Back in the 1970s, I was in a library and picked up a 19th-Century book written by a traveler to Poland — a country that, at that time, had ceased to exist. In Krakow, he offended his Polish hosts by accepting an invitation to speak to the local branch of the Ruthenian Society. This was a terrible thing to do, his Polish friends explained, because “The Ruthenians are the Poles' deadliest enemies.”
Aside from the fact that Poland was no longer on the map because of repeated partitions by Russia (a country that disappeared for most of the 20th Century), Prussia (a country that no longer exists), and Austria — so that one is inclined to think that there were more important enemies than the Ruthenians for the Poles to worry about — I wondered who these Ruthenians were. Ruthenia today is remembered most widely as the namesake of element number 44, a platinum-group metal.
It turns out that Ruthenia was a region on the south side of the Carpathian mountains. (Today it is part of Ukraine.) But it was not to be the last place I have encountered that's no longer on the map.
Somewhere along the way, I came across a reference to Wallachia, and wondered what it had been. (It turns out it was where the Vlachs lived — should have guessed that, right?)
Actually, Wallachia — part of the Ottoman Empire, once under the control of Hungary — became a Russian protectorate and eventually joined with Moldavia to form Romania. So Wallachia is roughly the part of Romania north of the Danube. That puts it just south of Ruthenia. (There's a map that shows it midway between Bulgaria and Transylvania.)
Speaking of Wallachia, it's adjacent to what used to be called “The Banat”. If you look up Banat in the dictionary, you'll find it's the territory ruled by a ban , which isn't very helpful. As there have been several such areas, which one was The Banat?
Well, it turns out that the area called The Banat is the only one of them that was never ruled by a ban. Fortunately, Wikipedia has a long article about The Banat, so I don't have to explain this here. There is also a handy map showing the location of the Banat in southern Hungary, just north of Serbia, at the time of early observations of mirages in that region.

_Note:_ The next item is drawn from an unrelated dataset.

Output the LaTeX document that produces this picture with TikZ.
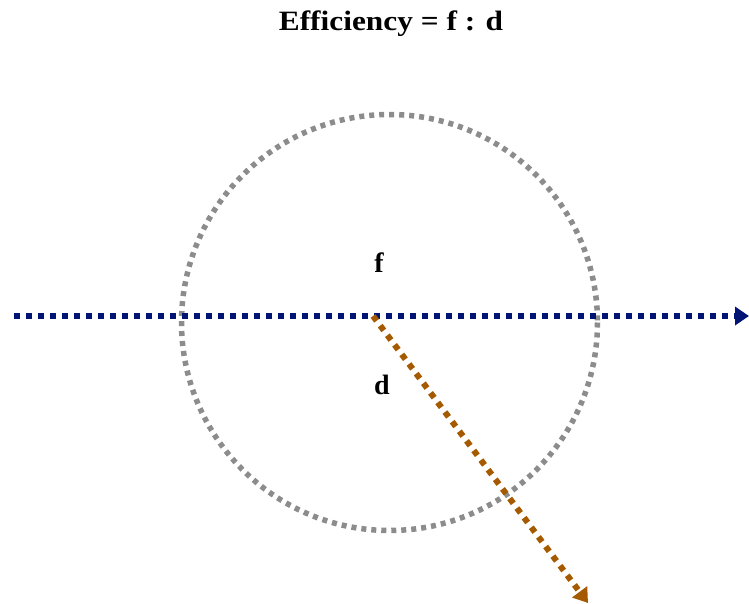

If you think this has nothing to do with mirages and related refraction phenomena, you're wrong. My attention was first drawn to The Banat by reading Tobias Gruber's Letters from Krain. (Never heard of Krain? That's because it's usually called Carniola — which is also shown on that map.) Gruber says he first noticed mirages in the Temesvar Banat (which is the one generally called the Banat) — which takes its name from Timisoara, Romania.
Gruber's letters are full of obsolete placenames. His main observations on mirages were made on the dry bed of Lake Zirknitz, near the town of the same name (also known as Cerknica or Cirkonico), south of Laibach (better known today as Ljubljana) in (currently) Slovenia. This southern former crownland of Austria, later titular duchy, was annexed by the Hapsburgs in 1335. Gruber was a minor functionary in the Hapsburgs' Holy Roman Empire, late in the 18th Century.
It also turns out that all the various banats (such as the banats of Dalmatia and Slavonia) were once part of the Kingdom of Hungary in the Middle Ages. Later, this became part of the Austro-Hungarian Empire.
My reading about refraction has also led me to other nearby parts of the Hapsburg Empire: Karl Koss and Emerich Graf Thun-Hohenstein made observations of dip of the horizon at Verudella, a military installation of the Austro-Hungarian Empire near Pola (now called Pula) on the Istrian Peninsula, in what's now Croatia.
Back in the early 1990s, I found myself in Bavaria, and wondered aloud whether there were still any Hapsburgs around. Indeed there were: 80-odd-year-old Otto von Hapsburg, it turned out, was a member of the European Parliament. And there was a story about him:
It seems that one day, he found himself eating lunch alone in the Parliament's cafeteria. “Where is everyone?” he asked the waiter.
“They are all in the TV room, watching the football game,” was the reply.
“Oh? Who is playing today?” asked the Hapsburg.
“Austria and Hungary,” said the waiter.
“And against whom?”
[You can read an abbreviated version on the Web in the original German, as well as one closer to the version I heard.]
What got me reading about Poland in the first place (that's how I learned about Ruthenia, remember?) was that back in the 1970s, my wife and I had been to Poland. After returning, we mentioned to a German acquaintance some of the places we had been: Frombork (formerly Frauenberg), Olsztyn (formerly Ullstein), Torun (formerly Thorn), etc.
“Ja”, he said bitterly; “They changed the names of all the towns.”